NOTES: The March 22nd Washington Post article citing Dick (not “Dock”) Coffman, was by columnist Brian Bell of the Associated Press. The same article appeared earlier, in several other papers, on March 12th. Those articles were preceded, by three days, by the Kansas City Star article written by that paper’s sports editor, Clarence E. McBride. McBride’s story relayed the tale from Lena Blackburne who was supposedly quoting an unnamed pitcher on the St. Lous Browns who was was talking about his experience as a rookie the year before. (It’s possible the pitcher Blackburne was quoting was Coffman, who was with the Browns in 1929 and 1930, though Coffman’s rookie year was 1927, with Washington.)
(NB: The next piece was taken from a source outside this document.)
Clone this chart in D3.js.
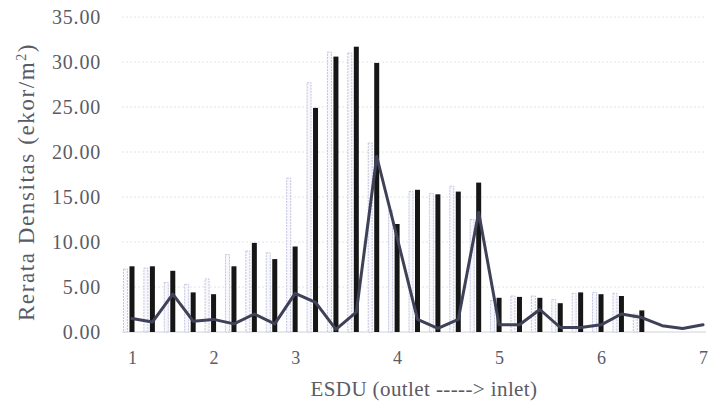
<!DOCTYPE html>
<html>
<head>
<meta charset="utf-8">
<script src="https://cdn.jsdelivr.net/npm/d3@7"></script>
<style>
  body { margin: 0; background: #fff; }
</style>
</head>
<body>
<svg></svg>
<script>
var W = 710, H = 409;

// ESDU categories (outlet -> inlet)
var esdu = ["1","1.25","1.5","1.75","2","2.25","2.5","2.75","3","3.2","3.4","3.6","3.8",
            "4","4.2","4.4","4.6","4.8","5","5.2","5.4","5.6","5.8","6","6.2","6.4","6.6","6.8","7"];
// light (outlined) bars
var seriesLight = [7.0, 7.1, 5.5, 5.3, 5.9, 8.6, 9.0, 8.8, 17.1, 27.7, 31.1, 31.0, 21.0,
                   13.5, 15.6, 15.4, 16.2, 12.5, 3.5, 4.0, 4.0, 3.6, 4.3, 4.4, 4.3, 2.0];
// black bars
var seriesDark = [7.3, 7.3, 6.8, 4.4, 4.2, 7.3, 9.9, 8.1, 9.5, 24.9, 30.6, 31.7, 29.9,
                  12.0, 15.8, 15.3, 15.6, 16.6, 3.8, 3.9, 3.8, 3.2, 4.4, 4.2, 4.0, 2.4];
// line
var seriesLine = [1.5, 1.1, 4.2, 1.2, 1.4, 0.9, 2.0, 0.9, 4.3, 3.3, 0.3, 2.2, 19.5,
                  10.5, 1.4, 0.4, 1.4, 13.3, 0.8, 0.8, 2.5, 0.5, 0.5, 0.8, 2.0, 1.6, 0.7, 0.4, 0.8];
var yTicks = [0, 5, 10, 15, 20, 25, 30, 35];
var xTickLabels = ["1","2","3","4","5","6","7"];

var serif = "Liberation Serif";
var textCol = "#5b5b66";

var svg = d3.select("svg").attr("width", W).attr("height", H);

var x = d3.scalePoint().domain(esdu).range([132, 703]);
var y = d3.scaleLinear().domain([0, 35]).range([332, 17]);

// grid
svg.append("g").selectAll("line")
  .data(yTicks)
  .join("line")
  .attr("x1", 122).attr("x2", 706)
  .attr("y1", function(d){ return y(d); })
  .attr("y2", function(d){ return y(d); })
  .attr("stroke", function(d){ return d === 0 ? "#d2d2da" : "#e4e4ea"; })
  .attr("stroke-width", 1)
  .attr("stroke-dasharray", function(d){ return d === 0 ? null : "2,2"; });

// y tick labels
var yAxis = d3.axisLeft(y).tickValues(yTicks).tickFormat(d3.format(".2f")).tickSize(0).tickPadding(0);
var gy = svg.append("g").attr("transform", "translate(101,0)").call(yAxis);
gy.attr("font-family", serif).attr("font-size", 20);
gy.select(".domain").remove();
gy.selectAll("text").attr("fill", textCol).style("letter-spacing", "0.8px");

// x tick labels
var xAxis = d3.axisBottom(x).tickValues(xTickLabels).tickSize(0).tickPadding(0);
var gx = svg.append("g").attr("transform", "translate(0,351)").call(xAxis);
gx.attr("font-family", serif).attr("font-size", 18);
gx.select(".domain").remove();
gx.selectAll("text").attr("fill", textCol);

// light bars
svg.append("g").selectAll("rect")
  .data(seriesLight)
  .join("rect")
  .attr("x", function(d, i){ return x(esdu[i]) - 8.5; })
  .attr("width", 4)
  .attr("y", function(d){ return y(d); })
  .attr("height", function(d){ return y(0) - y(d); })
  .attr("fill", "#f7f7fc")
  .attr("stroke", "#c2c5de")
  .attr("stroke-width", 1)
  .attr("stroke-dasharray", "2,1");

// dark bars
svg.append("g").selectAll("rect")
  .data(seriesDark)
  .join("rect")
  .attr("x", function(d, i){ return x(esdu[i]) - 2.5; })
  .attr("width", 5)
  .attr("y", function(d){ return y(d); })
  .attr("height", function(d){ return y(0) - y(d); })
  .attr("fill", "#161616");

// line
var lineMaker = d3.line()
  .x(function(d, i){ return x(esdu[i]); })
  .y(function(d){ return y(d); });

svg.append("path")
  .datum(seriesLine)
  .attr("d", lineMaker)
  .attr("fill", "none")
  .attr("stroke", "#3f4158")
  .attr("stroke-width", 3)
  .attr("stroke-linejoin", "round")
  .attr("stroke-linecap", "round");

// axis titles
svg.append("text")
  .attr("transform", "translate(34,182)rotate(-90)")
  .attr("text-anchor", "middle")
  .attr("font-family", serif)
  .attr("font-size", 23)
  .attr("fill", textCol)
  .style("letter-spacing", "1.6px")
  .html('Rerata Densitas (ekor/m<tspan dy="-8" font-size="14">2</tspan><tspan dy="8">)</tspan>');

svg.append("text")
  .attr("x", 424).attr("y", 396)
  .attr("text-anchor", "middle")
  .attr("font-family", serif)
  .attr("font-size", 21)
  .attr("fill", textCol)
  .style("letter-spacing", "0.4px")
  .text("ESDU (outlet -----> inlet)");
</script>
</body>
</html>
There were several other articles that same month, all with the same basic origin story but attributing the phrase to different players. New York Daily News columnist Jimmy Powers (March 18th) attributed it to Giants’ pitcher Jack Scott. Sec Taylor, sports editor of the Des Moines Register (March 23rd) attributed it to Herbert Wagaman, a pitcher for the minor league Des Moines Demons.
It seems most likely that the real origin of the story was in a column called “The Nut Cracker” with the headline “O’Goofty Shows Yankee Slabsters How to Pitch Gopher Ball.” It was supposedly by “Joe O’Goofty, Pitcher for the Yankees.” O’Goofty was the fictional creation of Joe Williams, sports editor of the New York Telegram. He’d been incorporating quotes from a character he called “One Punch O’Goofty” in his “Nut Cracker” columns since at least 1924 when he was with the Cleveland Press.
The gopher ball column has Yankee pitcher Tom Zachary giving the name to O’Goofty’s pitch.
– “Where did you get that wonderful Gopher ball?” Zachary asked me [writes “O’Goofty”]
– “Why do you call it a Gopher ball?” I asked him, as I never named the pitch myself.
– “Because when you throw a ball like that to a batter, the coach always yells ‘Gopher two,’ ‘Gopher three’ or ‘Make it a homer,’ ” he says.”
The column was widely syndicated. The earliest example I have found was on March 12th, the same day the Bell column first appeared and three days after the McBride column. It’s possible that Williams got the story from McBride who got it from Blackburne who got it from Coffman. But I’m guessing that Williams — who was fond of wordplay and often attributed it to “O’Goofty” — used it first. The Telegram is not available online; I’ll have to check the microfilm to see if the column appeared there earlier.
In any case, the term “gopher ball” seemed to become more widespread a few months later after articles attributing it to Yankee pitcher Lefty Gomez started appearing. (See, for example, “Gopher Ball Defeats Yanks,” New York Daily News, June 5, 1930, p131.)